For Li, the new duality signifies the capacity of materials to function as both conductors and insulators. To investigate quantum oscillations within this framework, the team conducted experiments using a substance known as ytterbium boride, or YbB12, within a very strong magnetic field.
“Effectively, we’re showing that this naive picture, where we envisioned a surface with good conduction that’s feasible to use in electronics is completely wrong. It’s the whole compound that behaves like a metal, even though it’s an insulator.
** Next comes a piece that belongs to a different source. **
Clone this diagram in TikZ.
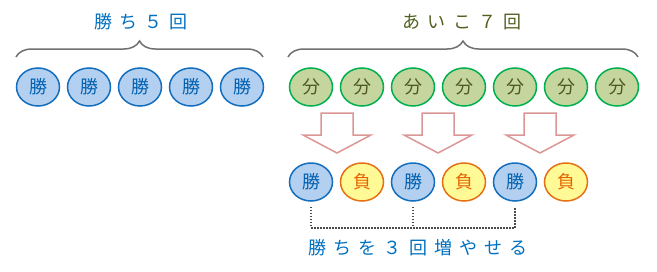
\documentclass[tikz,border=0pt]{standalone}
\usepackage{fontspec}
\setmainfont{Noto Sans CJK JP}
\newfontfamily\spacedjp[LetterSpace=40]{Noto Sans CJK JP}
\usetikzlibrary{shapes.geometric,decorations.pathreplacing}

\definecolor{winfill}{RGB}{180,208,240}
\definecolor{windraw}{RGB}{20,110,190}
\definecolor{wintext}{RGB}{0,96,176}
\definecolor{drawfill}{RGB}{196,214,158}
\definecolor{drawdraw}{RGB}{0,176,80}
\definecolor{drawtext}{RGB}{80,88,32}
\definecolor{losefill}{RGB}{255,250,150}
\definecolor{losedraw}{RGB}{230,112,20}
\definecolor{losetext}{RGB}{230,100,0}
\definecolor{arrowpink}{RGB}{220,150,150}
\definecolor{bracegray}{RGB}{112,112,112}
\definecolor{titleblue}{RGB}{0,112,192}
\definecolor{titleolive}{RGB}{80,96,32}

\begin{document}
\begin{tikzpicture}[
  x=1pt,y=-1pt,
  coin/.style={ellipse,draw,line width=1.5pt,minimum width=43pt,minimum height=38pt,
               inner sep=0pt,font=\fontsize{18}{18}\selectfont},
  win/.style={coin,fill=winfill,draw=windraw,text=wintext},
  tie/.style={coin,fill=drawfill,draw=drawdraw,text=drawtext},
  lose/.style={coin,fill=losefill,draw=losedraw,text=losetext},
  curly/.style={decorate,decoration={brace,amplitude=16pt},draw=bracegray,line width=1.5pt},
  bigarrow/.style={draw=arrowpink,fill=white,line width=1.5pt},
  title/.style={font=\spacedjp\fontsize{18}{18}\selectfont,inner sep=0pt},
  dots/.style={draw=black!70,line width=1.5pt,dash pattern=on 1.5pt off 1.5pt}
]
\useasboundingbox (0,0) rectangle (657,271);

% left group: five wins
\foreach \i in {1,...,5}
  \node[win] (w\i) at ({38+51*(\i-1)},87) {勝};
\draw[curly] (16,57) -- (263,57);
\node[title,text=titleblue] (wtitle) at (141,22) {勝ち５回};

% right group: seven draws
\foreach \i in {1,...,7}
  \node[tie] (d\i) at ({311+51*(\i-1)},87) {分};
\draw[curly] (288,57) -- (638,57);
\node[title,text=titleolive] (dtitle) at (462,22) {あいこ７回};

% block arrows
\foreach \t in {337,438,540}
  \draw[bigarrow] (\t-16,113) -- (\t+16,113) -- (\t+16,135) -- (\t+34,135)
    -- (\t,153) -- (\t-34,135) -- (\t-16,135) -- cycle;

% result row
\node[win]  (r1) at (311,182) {勝};
\node[lose] (r2) at (362,182) {負};
\node[win]  (r3) at (413,182) {勝};
\node[lose] (r4) at (464,182) {負};
\node[win]  (r5) at (515,182) {勝};
\node[lose] (r6) at (566,182) {負};

% dotted bracket
\coordinate (base) at ([yshift=-26pt]r1.south);
\draw[dots] ([yshift=-5pt]r1.south) -- (base) -| ([yshift=-5pt]r5.south);
\draw[dots] ([yshift=-5pt]r3.south) -- (r3.south |- base);
\node[title,text=titleblue] (result) at (418,248) {勝ちを３回増やせる};
\end{tikzpicture}
\end{document}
Unfortunately, this crazy metal behavior only occurs at 35 Tesla – a magnetic field strength that’s about 35 times what’s inside an MRI machine,” said Li.
While the applications may not be readily apparent, there is no lack of inquiries regarding the behavior and how researchers could leverage it in more moderate circumstances.
“Confirming that the oscillations are bulk and intrinsic is exciting. We don’t yet know what kind of neutral particles are responsible for the observation. We hope our findings motivate further experiments and theoretical work,” said Zhu.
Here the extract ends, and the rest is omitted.